We have chai running in our veins or certainly should have as it has been a family passion for generations.
Growing up in the Midlands within a close-knit British-Asian community, food was the focal point of every family gathering. Whether it was preparing freshly-made dal or sharing homemade samosas during social gatherings, or sipping on steaming cups of chai while watching the latest Bollywood blockbuster on the television, food was a vital part of our lives.
Chai, the Hindi word for tea, was an integral part of our culture. In India, street vendors known as chaiwalas sold sweet and spicy aromatic milky tea. My grandparents hailed from Kuranpur, a small village in the rural Ahmadnagar district of Maharashtra state. During my childhood, my grandmother would tell me that the village was so remote that there were no roadside chaiwalas. Instead, families would gather around the dinner table to drink masala chai, a spiced version of the beverage made at home.

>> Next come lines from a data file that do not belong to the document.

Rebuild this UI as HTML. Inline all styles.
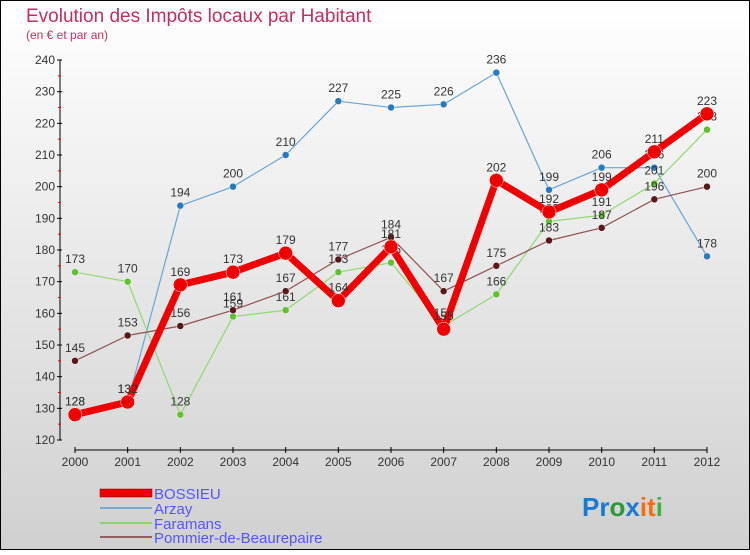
<!DOCTYPE html>
<html><head><meta charset="utf-8"><style>
body{margin:0}
#c{width:750px;height:550px;position:relative;font-family:"Liberation Sans",sans-serif}
</style></head><body>
<div id="c">
<svg id="s" width="750" height="550" xmlns="http://www.w3.org/2000/svg">
<defs><linearGradient id="bg" x1="0" y1="0" x2="0" y2="1"><stop offset="0" stop-color="#ffffff"/><stop offset="1" stop-color="#d0d0d0"/></linearGradient></defs>
<rect x="0.5" y="0.5" width="749" height="549" fill="url(#bg)" stroke="#000"/>
<text x="26" y="22" font-size="19" fill="#c0305a">Evolution des Impôts locaux par Habitant</text>
<text x="26" y="39" font-size="12" fill="#c0305a">(en € et par an)</text>
<g id="axes"></g><g id="series"></g>
<g>
<rect x="100" y="489" width="52" height="8" fill="#e00" stroke="#800" stroke-width="0.5"/>
<text x="154" y="499" font-size="15" fill="#5555ff">BOSSIEU</text>
<line x1="100" y1="508" x2="152" y2="508" stroke="#7aaad0" stroke-width="2"/>
<text x="154" y="514" font-size="15" fill="#5555ff">Arzay</text>
<line x1="100" y1="523" x2="152" y2="523" stroke="#90d070" stroke-width="2"/>
<text x="154" y="529" font-size="15" fill="#5555ff">Faramans</text>
<line x1="100" y1="537" x2="152" y2="537" stroke="#906060" stroke-width="2"/>
<text x="154" y="543" font-size="15" fill="#5555ff">Pommier-de-Beaurepaire</text>
</g>
<text x="582" y="516" font-size="26" font-weight="bold"><tspan fill="#1a7ad0">Pr</tspan><tspan fill="#2a9a3a">o</tspan><tspan fill="#1a7ad0">x</tspan><tspan fill="#f07010">it</tspan><tspan fill="#40b040">i</tspan></text>
</svg>
</div>
<script>
const years=[2000,2001,2002,2003,2004,2005,2006,2007,2008,2009,2010,2011,2012];
const yTicks=[120,130,140,150,160,170,180,190,200,210,220,230,240];
const bossieu=[128,132,169,173,179,164,181,155,202,192,199,211,223];
const arzay=[128,132,194,200,210,227,225,226,236,199,206,206,178];
const faramans=[173,170,128,159,161,173,176,156,166,189,191,201,218];
const pommier=[145,153,156,161,167,177,184,167,175,183,187,196,200];
const NS="http://www.w3.org/2000/svg";
const X=i=>75+i*(707-75)/12;
const Y=v=>440-(v-120)*(380/120);
function mk(t,a,p){const e=document.createElementNS(NS,t);for(const k in a)e.setAttribute(k,a[k]);p.appendChild(e);return e;}
const ax=document.getElementById('axes');
let yl=mk('line',{x1:60,y1:Y(240),x2:60,y2:Y(120),stroke:'#000'},ax);


let xl=mk('line',{x1:X(0),y1:450,x2:X(12),y2:450,stroke:'#000'},ax);


yTicks.forEach((v,i)=>{
 mk('line',{x1:57,y1:Y(v),x2:62,y2:Y(v),stroke:'#000'},ax);
 if(i<yTicks.length-1)mk('line',{x1:58,y1:Y(v+5),x2:61,y2:Y(v+5),stroke:'#e00'},ax);
 const t=mk('text',{x:55,y:Y(v)+4,'font-size':12,fill:'#333','text-anchor':'end'},ax);t.textContent=v;
 
 
});
years.forEach((y,i)=>{
 mk('line',{x1:X(i),y1:447,x2:X(i),y2:453,stroke:'#000'},ax);
 const t=mk('text',{x:X(i),y:466,'font-size':12,fill:'#333','text-anchor':'middle'},ax);t.textContent=y;
 
 
});
const sg=document.getElementById('series');
function draw(data,name,col,dot,w,r){
 const g=mk('g',{},sg);
 
 
 mk('polyline',{points:data.map((v,i)=>X(i)+','+Y(v)).join(' '),fill:'none',stroke:col,'stroke-width':w,'stroke-linejoin':'round'},g);
 data.forEach((v,i)=>{
  const c=mk('circle',{cx:X(i),cy:Y(v),r:r,fill:dot,stroke:'#fff','stroke-width':0.5},g);
  
  
  const t=mk('text',{x:X(i),y:Y(v)-9,'font-size':12,fill:'#333','text-anchor':'middle'},g);t.textContent=v;
  
  
 });
}
draw(arzay,'arzay','#6aa4d4','#2a7ac0',1.2,3.5);
draw(faramans,'faramans','#90d870','#60c030',1.2,3.5);
draw(pommier,'pommier','#905050','#5a1818',1.2,3.5);
draw(bossieu,'bossieu','#ee0000','#ee0000',7,7);
</script>
</body></html>
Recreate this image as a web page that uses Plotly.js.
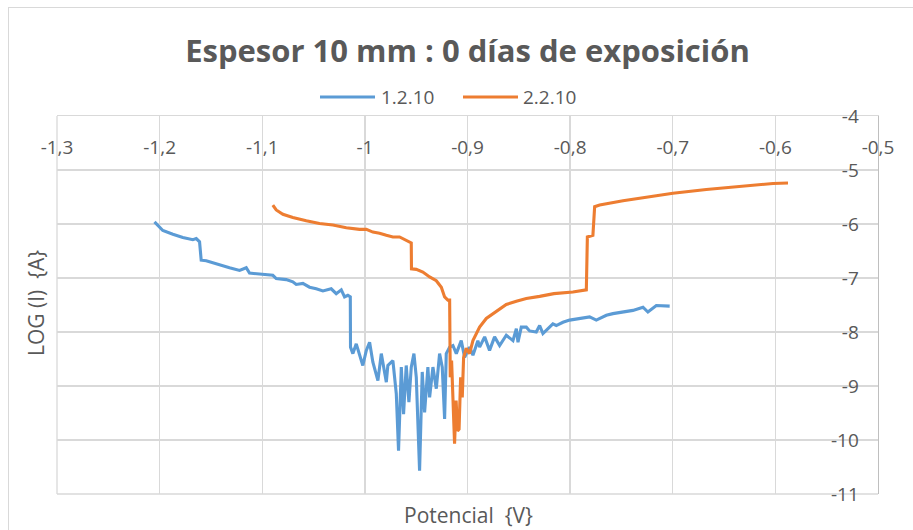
<!DOCTYPE html>
<html>
<head>
<meta charset="utf-8">
<script src="https://cdn.plot.ly/plotly-3.0.1.min.js"></script>
<style>
  html, body { margin: 0; padding: 0; background: #fff; overflow: hidden; }
  #chart { position: absolute; left: 0; top: 0; width: 913px; height: 530px; }
  #frame { position: absolute; left: 8px; top: 7px; right: -5px; bottom: -5px; border: 1px solid #d9d9d9; pointer-events: none; }
</style>
</head>
<body>
<div id="chart"></div>
<div id="frame"></div>
<script>
// Series 1.2.10
const blueX = [-1.2050,-1.2001,-1.1969,-1.1871,-1.1774,-1.1676,-1.1643,-1.1611,-1.1595,-1.1546,-1.1481,-1.1416,-1.1319,-1.1221,-1.1156,-1.1124,-1.1026,-1.0897,-1.0864,-1.0766,-1.0702,-1.0669,-1.0604,-1.0539,-1.0474,-1.0409,-1.0328,-1.0279,-1.0230,-1.0198,-1.0166,-1.0142,
  -1.0140,-1.0117,-1.0084,-1.0052,-1.0020,-0.9986,-0.9954,-0.9922,-0.9873,-0.9840,-0.9791,-0.9776,-0.9727,-0.9694,-0.9672,-0.9645,-0.9623,-0.9597,-0.9571,-0.9548,-0.9522,-0.9499,-0.9467,-0.9441,-0.9418,-0.9386,-0.9369,-0.9337,-0.9304,-0.9272,-0.9246,-0.9223,-0.9207,-0.9174,-0.9142,-0.9109,
  -0.9061,-0.9028,-0.8980,-0.8947,-0.8899,-0.8882,-0.8833,-0.8785,-0.8736,-0.8687,-0.8622,-0.8557,-0.8524,-0.8508,-0.8476,-0.8427,-0.8395,-0.8330,-0.8297,-0.8265,-0.8232,-0.8168,-0.8135,-0.8070,-0.8005,-0.7907,-0.7810,-0.7745,-0.7647,-0.7583,-0.7485,-0.7388,-0.7290,-0.7242,-0.7160,-0.7062,-0.7030];
const blueY = [-5.96,-6.05,-6.12,-6.19,-6.25,-6.29,-6.27,-6.33,-6.67,-6.68,-6.72,-6.76,-6.81,-6.86,-6.81,-6.91,-6.93,-6.95,-7.01,-7.03,-7.07,-7.12,-7.10,-7.17,-7.20,-7.24,-7.20,-7.29,-7.22,-7.35,-7.32,-7.35,
  -8.28,-8.40,-8.22,-8.43,-8.62,-8.34,-8.19,-8.56,-8.90,-8.40,-8.93,-8.62,-8.53,-9.14,-10.20,-8.65,-9.52,-8.62,-9.30,-8.65,-8.40,-8.84,-10.57,-8.74,-9.49,-8.65,-9.21,-8.65,-9.05,-8.40,-8.65,-9.61,-8.40,-8.28,-8.25,-8.40,
  -8.16,-8.47,-8.28,-8.43,-8.16,-8.28,-8.09,-8.34,-8.09,-8.25,-8.06,-8.16,-7.94,-8.19,-7.91,-7.91,-7.98,-8.00,-7.88,-8.03,-7.97,-7.85,-7.88,-7.82,-7.78,-7.75,-7.72,-7.78,-7.69,-7.66,-7.63,-7.60,-7.54,-7.63,-7.51,-7.51,-7.52];

// Series 2.2.10
const orangeX = [-1.0897,-1.0864,-1.0799,-1.0702,-1.0571,-1.0442,-1.0312,-1.0181,-1.0052,-0.9986,-0.9922,-0.9857,-0.9791,-0.9727,-0.9662,-0.9597,-0.9548,-0.9546,-0.9499,-0.9435,-0.9369,-0.9304,-0.9255,-0.9223,-0.9191,-0.9174,-0.9168,-0.9155,-0.9126,-0.9111,-0.9097,-0.9082,-0.9067,-0.9051,-0.9038,-0.9012,-0.8980,-0.8947,-0.8882,-0.8817,-0.8752,-0.8687,-0.8622,-0.8524,-0.8427,-0.8297,-0.8158,-0.7973,-0.7875,-0.7842,-0.7832,-0.7778,-0.7761,-0.7712,-0.7485,-0.7257,-0.6998,-0.6673,-0.6348,-0.6023,-0.5877];
const orangeY = [-5.65,-5.74,-5.82,-5.88,-5.94,-5.99,-6.02,-6.07,-6.10,-6.10,-6.15,-6.17,-6.21,-6.24,-6.24,-6.31,-6.35,-6.83,-6.84,-6.89,-6.98,-7.05,-7.17,-7.35,-7.41,-7.41,-8.84,-8.53,-10.07,-9.27,-9.83,-9.80,-8.84,-9.21,-8.47,-8.30,-8.40,-8.16,-7.91,-7.75,-7.66,-7.57,-7.49,-7.43,-7.38,-7.34,-7.29,-7.26,-7.24,-7.22,-6.24,-6.21,-5.68,-5.65,-5.57,-5.50,-5.43,-5.36,-5.30,-5.25,-5.24];

const seriesNames = ['1.2.10', '2.2.10'];
const seriesColors = ['#5B9BD5', '#ED7D31'];
const xTickVals = [-1.3,-1.2,-1.1,-1.0,-0.9,-0.8,-0.7,-0.6,-0.5];
const xTickText = ['-1,3','-1,2','-1,1','-1','-0,9','-0,8','-0,7','-0,6','-0,5'];
const yTickVals = [-11,-10,-9,-8,-7,-6,-5,-4];
const yTickText = ['-11','-10','-9','-8','-7','-6','-5','-4'];

const FONT = 'Open Sans, sans-serif';
const GREY = '#595959';
const PL = 57, PW = 821, PT = 116, PH = 378;
const px2x = p => (p - PL) / PW;
const py2y = p => (PT + PH - p) / PH;

const traces = [
  { x: blueX, y: blueY, name: seriesNames[0], type: 'scatter', mode: 'lines',
    line: { color: seriesColors[0], width: 3.1 } },
  { x: orangeX, y: orangeY, name: seriesNames[1], type: 'scatter', mode: 'lines',
    line: { color: seriesColors[1], width: 3.1 } }
];

// legend drawn as shapes + text (Excel-style long legend lines)
const legY = py2y(97);
const legendShapes = [
  { type: 'line', xref: 'paper', yref: 'paper', x0: px2x(320), x1: px2x(375), y0: legY, y1: legY, line: { color: seriesColors[0], width: 3.2 } },
  { type: 'line', xref: 'paper', yref: 'paper', x0: px2x(463), x1: px2x(518), y0: legY, y1: legY, line: { color: seriesColors[1], width: 3.2 } }
];
const legendText = [
  { text: seriesNames[0], xref: 'paper', yref: 'paper', x: px2x(379), y: legY, xanchor: 'left', yanchor: 'middle', showarrow: false, font: { family: FONT, size: 19, color: GREY } },
  { text: seriesNames[1], xref: 'paper', yref: 'paper', x: px2x(521), y: legY, xanchor: 'left', yanchor: 'middle', showarrow: false, font: { family: FONT, size: 19, color: GREY } }
];

const layout = {
  width: 913, height: 530,
  margin: { l: PL, r: 913 - PL - PW, t: PT, b: 530 - PT - PH, pad: 0 },
  paper_bgcolor: '#ffffff', plot_bgcolor: '#ffffff',
  font: { family: FONT, color: GREY, size: 19 },
  title: { text: '<b>Espesor 10 mm : 0 días de exposición</b>', font: { family: FONT, size: 31, color: GREY },
           xref: 'paper', x: 0.5, xanchor: 'center', yref: 'container', y: 1 - 51/530, yanchor: 'middle' },
  showlegend: false,
  xaxis: {
    range: [-1.3, -0.5], side: 'top', tickmode: 'array', tickvals: xTickVals, ticktext: xTickText,
    ticklabelposition: 'inside', ticklabelstandoff: 26, ticklabeloverflow: 'allow', ticks: '',
    showgrid: true, gridcolor: '#d9d9d9', gridwidth: 1.3, zeroline: false,
    showline: true, linecolor: '#d9d9d9', linewidth: 1.3, mirror: false,
    tickfont: { family: FONT, size: 19, color: GREY }, fixedrange: true
  },
  yaxis: {
    range: [-11, -4], side: 'right', tickmode: 'array', tickvals: yTickVals, ticktext: yTickText,
    ticklabelposition: 'inside', ticklabelstandoff: 20, ticklabeloverflow: 'allow', ticks: '',
    showgrid: true, gridcolor: '#d9d9d9', gridwidth: 1.3, zeroline: false,
    showline: true, linecolor: '#bfbfbf', linewidth: 1.3,
    tickfont: { family: FONT, size: 19, color: GREY }, fixedrange: true
  },
  annotations: [
    { text: 'Potencial  {V}', xref: 'paper', yref: 'paper', x: px2x(468), y: py2y(515),
      xanchor: 'center', yanchor: 'middle', showarrow: false, font: { family: FONT, size: 21, color: GREY } },
    { text: 'LOG (I)  {A}', xref: 'paper', yref: 'paper', x: px2x(36), y: py2y(303),
      xanchor: 'center', yanchor: 'middle', textangle: -90, showarrow: false, font: { family: FONT, size: 21, color: GREY } }
  ].concat(legendText),
  shapes: [
    { type: 'line', xref: 'paper', yref: 'paper', x0: 0, x1: 0, y0: 0, y1: 1, line: { color: '#d9d9d9', width: 1.3 }, layer: 'below' },
    { type: 'line', xref: 'paper', yref: 'paper', x0: 0, x1: 1, y0: 0, y1: 0, line: { color: '#d9d9d9', width: 1.3 }, layer: 'below' }
  ].concat(legendShapes)
};

Plotly.newPlot('chart', traces, layout, { staticPlot: true, displayModeBar: false });
</script>
</body>
</html>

Although my grandparents are no longer with us, their legacy and the traditions of our family remain incredibly meaningful and influential in my life. Although I have not yet had the opportunity to visit Kuranpur, I am determined to keep my grandmother's memory alive by sharing the story of our family and continuing to prepare her beloved recipe for spiced Bombay chai. The connection between myself and our family's heritage feels as though it is bound by an invisible thread, tying us together across time and space.